The following day Sam's father came in and followed the same routine. During our meeting with him, he gave his impressions of the school and we told him about the curriculum and homework expectations. After about ten minutes of conversation, the father pushed away from the table, folded his arms across his chest and looked intently at each one of us before saying, "OK, what's the real reason you asked me to come here? What kind of trouble is Sam in now?"
We were surprised to find out that Sam's father, the non-custodial parent but one who spent weekends with his son, had never been personally invited to any school unless Sam was in trouble. The mom was always invited to school functions, conferences and field trips. She was called about problem behaviors, too, but the dad always got the calls for disciplinary action and nothing else. His sense of outrage and lack of trust were palpable.
Sam was still the same boy with a short fuse and hot temper, but he never got into serious trouble while attending that school. I think our outreach to both parents made the difference. We changed a stereotype that day and made a point thereafter to involve dads in other ways.
To make your school more father-friendly:
Address every piece of correspondence to each parent by name. If parents live in separate residences, send separate invitations to each of them. If the correspondence is a memo about daily homework or upcoming events, a memo addressed to both mom and dad makes a big difference to every father who reads it. If there is another person deeply involved in the child's education, such as a nanny, grandparent, aunt, uncle or neighbor, personalize messages to include those people, with the permission of the parents.
Start a regular "fathers day" at the school, or a "fathers afternoon" and ask dads to write it into their schedules and come in for as many of those afternoons (or mornings) as possible. Plan lessons around their participation. Give them specific responsibilities, so they don't simply stand around and watch, feeling awkward. In one school where I worked, every Wednesday afternoon was "open house" for parents, both fathers and mothers. Parents were an integral part of the school and felt welcome, because they knew they could drop in on any Wednesday afternoon and be part of their child's program. We planned science labs and other 'hands-on' projects for those afternoons, so the helping hands of parents were always welcome. It was a natural time to schedule parent conferences, school plays and other special events. The whole community knew about Wednesday parent afternoons, so it was part of the fabric of life there.
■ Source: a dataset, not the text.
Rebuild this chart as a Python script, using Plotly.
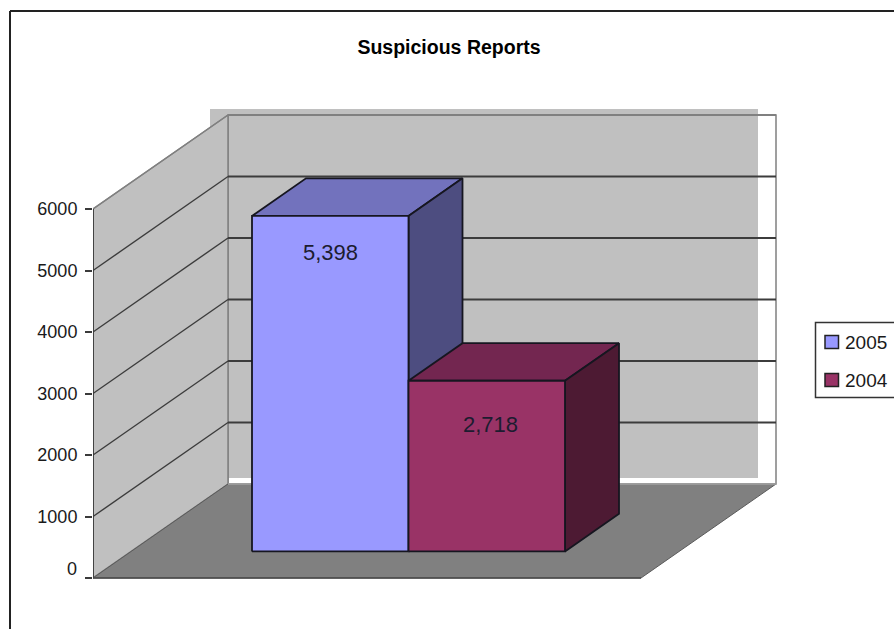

Dads whose schedules don't allow for visits during the school day may agree to help with late afternoon, evening or weekend events. My son-in-law, an entrepreneur who works long hours in a start-up business, is a fantastic salesman. When his son's school needed help to raise funds for new playground equipment, he worked the phones and the community business network, successfully raising thousands of dollars to build a new playground.
There are dozens of ways to welcome parents into the school community and encourage their participation in their child's education. The outreach needs to come from the teachers, support staff and administrators in the schools. As a parent myself, I wanted to be involved but didn't want to be seen as a nosy, overprotective or "difficult" parent. So I frequently offered to help out but wasn't pushy about it. I always appreciated direct invitations from teachers who valued my contributions and made me feel welcome and part of their overall program and educational plan for my children. Let's make that special effort to involve the dads and keep it going through middle school and high school.